A lead-qualifying campaign for a software company has led teleservices provider Marketlink to start a full-time business-to-business division.

Marketlink, Des Moines, IA, which previously had handled strictly business-to-consumer projects, was asked last year by a local maker of business software programs to qualify its list of 1,100 prospective businesses. The small software company had a direct sales force of only two agents and wanted to maximize the value of their time by contacting only the best prospects.

The teleservices firm handpicked about a half-dozen of the most experienced and trusted members of its call center agent force of 250 for the project. They qualified 7 percent of the software firm's list who said they were interested in software packages costing about $2,000.

The first contact made by the software firm's direct sales agents to a prospect qualified by Marketlink led to a sale of $45,000. In one sale, the firm earned back the money it had invested in the teleservices program.

The software firm's president, who had been skeptical of using telemarketing in his company's sales efforts, personally brought a cake to Marketlink's offices as a sign of gratitude.

Marketlink decided to add BTB telemarketing to its arsenal permanently. Its new division, dubbed Businesslink, has 16 full-time agents.

Business-to-business telemarketing projects tend to involve lower call volumes and higher average sales than consumer telemarketing, said Brian Weber, Businesslink director. However, BTB telemarketing agents also face greater challenges.

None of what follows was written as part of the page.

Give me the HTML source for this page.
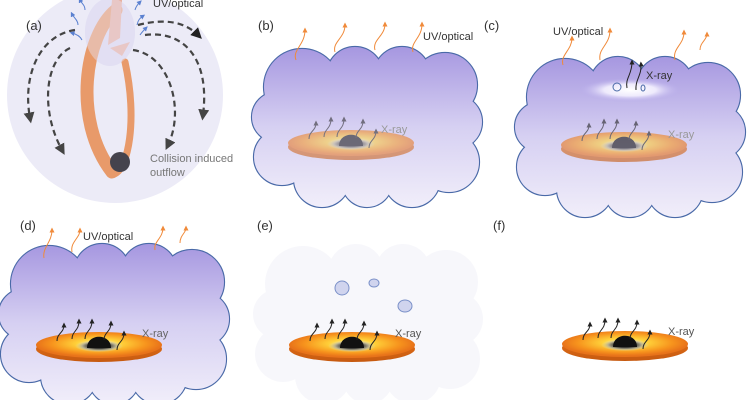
<!DOCTYPE html>
<html><head><meta charset="utf-8"><style>
html,body{margin:0;padding:0;background:#fff;overflow:hidden;}
svg{display:block;font-family:"Liberation Sans",sans-serif;}
</style></head><body>
<svg width="750" height="400" viewBox="0 0 750 400" xmlns="http://www.w3.org/2000/svg">
<defs>
<radialGradient id="dk" cx="0.5" cy="0.45" r="0.5">
 <stop offset="0" stop-color="#fff6b0"/><stop offset="0.35" stop-color="#ffd23a"/><stop offset="0.75" stop-color="#f7941d"/><stop offset="1" stop-color="#e8731a"/></radialGradient>
<linearGradient id="dkside" x1="0" y1="0" x2="0" y2="1"><stop offset="0" stop-color="#e8731a"/><stop offset="1" stop-color="#c65a10"/></linearGradient>
<radialGradient id="ring" cx="0.5" cy="0.5" r="0.5"><stop offset="0.4" stop-color="#333"/><stop offset="0.7" stop-color="#b8b090"/><stop offset="1" stop-color="#f0e6a0" stop-opacity="0"/></radialGradient>
<linearGradient id="cbu" gradientUnits="userSpaceOnUse" x1="0" y1="-80" x2="0" y2="80"><stop offset="0" stop-color="#a697e0"/><stop offset="0.5" stop-color="#d6d0f2"/><stop offset="1" stop-color="#f1eefa"/></linearGradient>
<radialGradient id="hole" cx="0.5" cy="0.5" r="0.5"><stop offset="0" stop-color="#fff"/><stop offset="0.5" stop-color="#eeeafc"/><stop offset="1" stop-color="#b4a8ea" stop-opacity="0"/></radialGradient>
<marker id="ao" viewBox="0 0 10 10" refX="5" refY="5" markerWidth="5" markerHeight="5" orient="auto"><path d="M0,0L10,5L0,10z" fill="#f08a3a"/></marker>
<marker id="ab" viewBox="0 0 10 10" refX="5" refY="5" markerWidth="5" markerHeight="5" orient="auto"><path d="M0,0L10,5L0,10z" fill="#222"/></marker>
<marker id="ag" viewBox="0 0 10 10" refX="5" refY="5" markerWidth="5" markerHeight="5" orient="auto"><path d="M0,0L10,5L0,10z" fill="#444"/></marker>
<marker id="al" viewBox="0 0 10 10" refX="5" refY="5" markerWidth="5" markerHeight="5" orient="auto"><path d="M0,0L10,5L0,10z" fill="#5a80d0"/></marker>
<g id="disk">
 <ellipse cx="0" cy="4" rx="63" ry="13" fill="url(#dkside)"/>
 <ellipse cx="0" cy="0" rx="63" ry="13" fill="url(#dk)"/>
 <ellipse cx="0" cy="1" rx="24" ry="6" fill="url(#ring)"/>
 <path d="M-12,3 C-12,-12 12,-12 12,3 Z" fill="#111"/>
</g>
<g id="xr" fill="none" stroke="#222" stroke-width="1" marker-end="url(#ab)">
 <path d="M-42,-4 C-42,-12 -35,-12 -35,-20"/>
 <path d="M-27,-6 C-27,-14 -20,-14 -20,-24"/>
 <path d="M-14,-6 C-14,-14 -7,-14 -7,-24"/>
 <path d="M5,-5 C5,-13 12,-13 12,-22"/>
 <path d="M18,5 C18,-3 25,-3 25,-12"/>
</g>
<g id="cs">
 <circle cx="-65" cy="-40" r="38"/><circle cx="-12" cy="-52" r="28"/><circle cx="35" cy="-52" r="28"/><circle cx="78" cy="-42" r="32"/>
 <circle cx="88" cy="-5" r="27"/><circle cx="82" cy="35" r="30"/><circle cx="45" cy="52" r="28"/><circle cx="0" cy="55" r="25"/>
 <circle cx="-45" cy="52" r="28"/><circle cx="-85" cy="30" r="28"/><circle cx="-90" cy="-10" r="25"/>
 <ellipse cx="0" cy="0" rx="90" ry="55"/>
</g>
<g id="cloud">
 <use href="#cs" fill="#fff" stroke="#4a6aa8" stroke-width="2.2"/>
 <use href="#cs" fill="url(#cbu)"/>
</g>
</defs>

<!-- (a) -->
<circle cx="115" cy="95" r="108" fill="#ecebf7"/>
<ellipse cx="110" cy="32" rx="25" ry="34" fill="#dcdbf2"/>
<g fill="none" stroke="#e89a6a" stroke-linecap="round">
 <path d="M116,10 C85,35 72,120 112,172" stroke-width="13"/>
 <path d="M114,174 C128,170 138,120 125,62" stroke-width="7"/>
</g>
<path d="M112,0 L122,0 L120,38 L108,45 Z" fill="#e8b0a0"/>
<path d="M110,48 L130,42 L122,56 Z" fill="#e8b0a0"/>
<ellipse cx="110" cy="32" rx="25" ry="34" fill="#e8e4f5" opacity="0.45"/>
<circle cx="120" cy="162" r="10" fill="#45434d"/>
<g fill="none" stroke="#444" stroke-width="2.2" stroke-dasharray="6,4">
 <path d="M75,30 C40,35 22,75 30,118" marker-end="url(#ag)"/>
 <path d="M70,48 C45,60 40,110 62,150" marker-end="url(#ag)"/>
 <path d="M138,25 C165,18 185,22 198,35" marker-end="url(#ab)"/>
 <path d="M145,35 C185,30 210,60 203,115" marker-end="url(#ag)"/>
 <path d="M133,50 C170,55 185,110 168,145" marker-end="url(#ag)"/>
</g>
<g fill="none" stroke="#5a80d0" stroke-width="1" marker-end="url(#al)">
 <path d="M85,10 C85,5 82,4 80,0"/><path d="M78,25 C78,20 74,18 72,14"/><path d="M82,40 C80,36 76,34 72,33"/>
 <path d="M135,10 C136,6 138,4 140,2"/><path d="M137,25 C138,20 140,18 143,16"/><path d="M140,35 C142,32 144,30 146,28"/>
</g>
<text x="153" y="7" font-size="11" fill="#333">UV/optical</text>
<text x="26" y="30" font-size="13" fill="#333">(a)</text>
<text x="150" y="162" font-size="11" fill="#777">Collision induced</text>
<text x="150" y="176" font-size="11" fill="#777">outflow</text>

<!-- (b) -->
<text x="258" y="30" font-size="13" fill="#333">(b)</text>
<use href="#cloud" transform="translate(367,127)"/>
<g fill="none" stroke="#f08a3a" stroke-width="1" marker-end="url(#ao)">
 <path d="M296,60 C292,50 305,45 305,30"/><path d="M335,52 C332,42 345,38 345,25"/><path d="M375,50 C372,40 385,36 385,24"/><path d="M413,52 C410,42 422,38 422,24"/>
</g>
<text x="423" y="40" font-size="11" fill="#333">UV/optical</text>
<g transform="translate(351,143)" opacity="0.55"><use href="#disk"/><use href="#xr" stroke="#555"/></g>
<text x="381" y="133" font-size="11" fill="#999">X-ray</text>

<!-- (c) -->
<text x="484" y="30" font-size="13" fill="#333">(c)</text>
<use href="#cloud" transform="translate(630,137)"/>
<g fill="none" stroke="#f08a3a" stroke-width="1" marker-end="url(#ao)">
 <path d="M563,65 C560,55 572,50 572,38"/><path d="M600,60 C598,48 610,45 610,30"/><path d="M675,60 C672,48 684,45 684,32"/><path d="M700,50 C700,42 707,40 707,34"/>
</g>
<text x="553" y="35" font-size="11" fill="#333">UV/optical</text>
<ellipse cx="630" cy="90" rx="52" ry="12" fill="url(#hole)"/>
<circle cx="617" cy="87" r="4" fill="none" stroke="#4a6aa8"/><ellipse cx="643" cy="88" rx="2" ry="3" fill="none" stroke="#4a6aa8"/>
<g fill="none" stroke="#222" stroke-width="1" marker-end="url(#ab)"><path d="M627,88 C625,78 632,75 632,62"/><path d="M636,90 C635,80 642,75 641,64"/></g>
<text x="646" y="79" font-size="11" fill="#333">X-ray</text>
<g transform="translate(624,145)" opacity="0.6"><use href="#disk"/><use href="#xr" stroke="#555"/></g>
<text x="668" y="138" font-size="11" fill="#999">X-ray</text>

<!-- (d) -->
<text x="20" y="230" font-size="13" fill="#333">(d)</text>
<use href="#cloud" transform="translate(114,324)"/>
<g fill="none" stroke="#f08a3a" stroke-width="1" marker-end="url(#ao)">
 <path d="M44,258 C42,248 52,242 52,230"/><path d="M72,252 C70,242 80,238 80,230"/><path d="M155,250 C153,242 163,238 163,228"/><path d="M180,243 C180,235 186,233 186,228"/>
</g>
<text x="83" y="240" font-size="11" fill="#333">UV/optical</text>
<g transform="translate(99,345)"><use href="#disk"/><use href="#xr" stroke="#444"/></g>
<text x="142" y="337" font-size="11" fill="#666">X-ray</text>

<!-- (e) -->
<text x="257" y="230" font-size="13" fill="#333">(e)</text>
<use href="#cs" fill="#f7f7fb" transform="translate(368,324)"/>
<circle cx="342" cy="288" r="7" fill="#d0d4ee" stroke="#7a90c8" stroke-width="1"/>
<ellipse cx="374" cy="283" rx="5" ry="4" fill="#d0d4ee" stroke="#7a90c8" stroke-width="1"/>
<ellipse cx="405" cy="306" rx="7" ry="6" fill="#d0d4ee" stroke="#7a90c8" stroke-width="1"/>
<g transform="translate(352,345)"><use href="#disk"/><use href="#xr"/></g>
<text x="395" y="337" font-size="11" fill="#555">X-ray</text>

<!-- (f) -->
<text x="493" y="230" font-size="13" fill="#333">(f)</text>
<g transform="translate(625,344)"><use href="#disk"/><use href="#xr"/></g>
<text x="668" y="335" font-size="11" fill="#555">X-ray</text>
</svg>
</body></html>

First, the products they sell tend to be much more expensive and complex than are generally found in consumer telemarketing. In one current Businesslink project, agents are pitching investment packages worth hundreds of thousands of dollars to high-income professionals.

Business-to-business agents generally have more education than consumer agents and must be highly trained. At a minimum, Businesslink agents spend 10 times as many hours in training than their consumer division counterparts, Weber said.

Agents also must learn how to get past the screeners — the secretaries and assistants who block access to the decision-maker with the power to approve a sale — and the art of conversational telemarketing.

“A highly scripted call is really the kiss of death,” said John Miksich, Marketlink president/CEO. “As a CEO myself, I don't have time for that. It's an instant tip-off that the person doesn't know what they're talking about.”

Marketlink will continue to grow its business-to-consumer telemarketing business and plans to open its fourth call center in Fairmont, MN, next month. However, the company sees great growth potential in BTB telemarketing.

The BTB division staff will be doubled to 32 agents by year's end, and Marketlink expects to double the staff again by the end of 2002.

One reason BTB marketing is attractive to teleservices firms is that many restrictive state and federal telemarketing regulations apply only to consumers. The growth of telemarketing legislation, such as state do-not-call lists, is making business-to-consumer telemarketing more complicated.

“Just keeping up with that stuff is a chore,” Miksich said, “let alone complying.”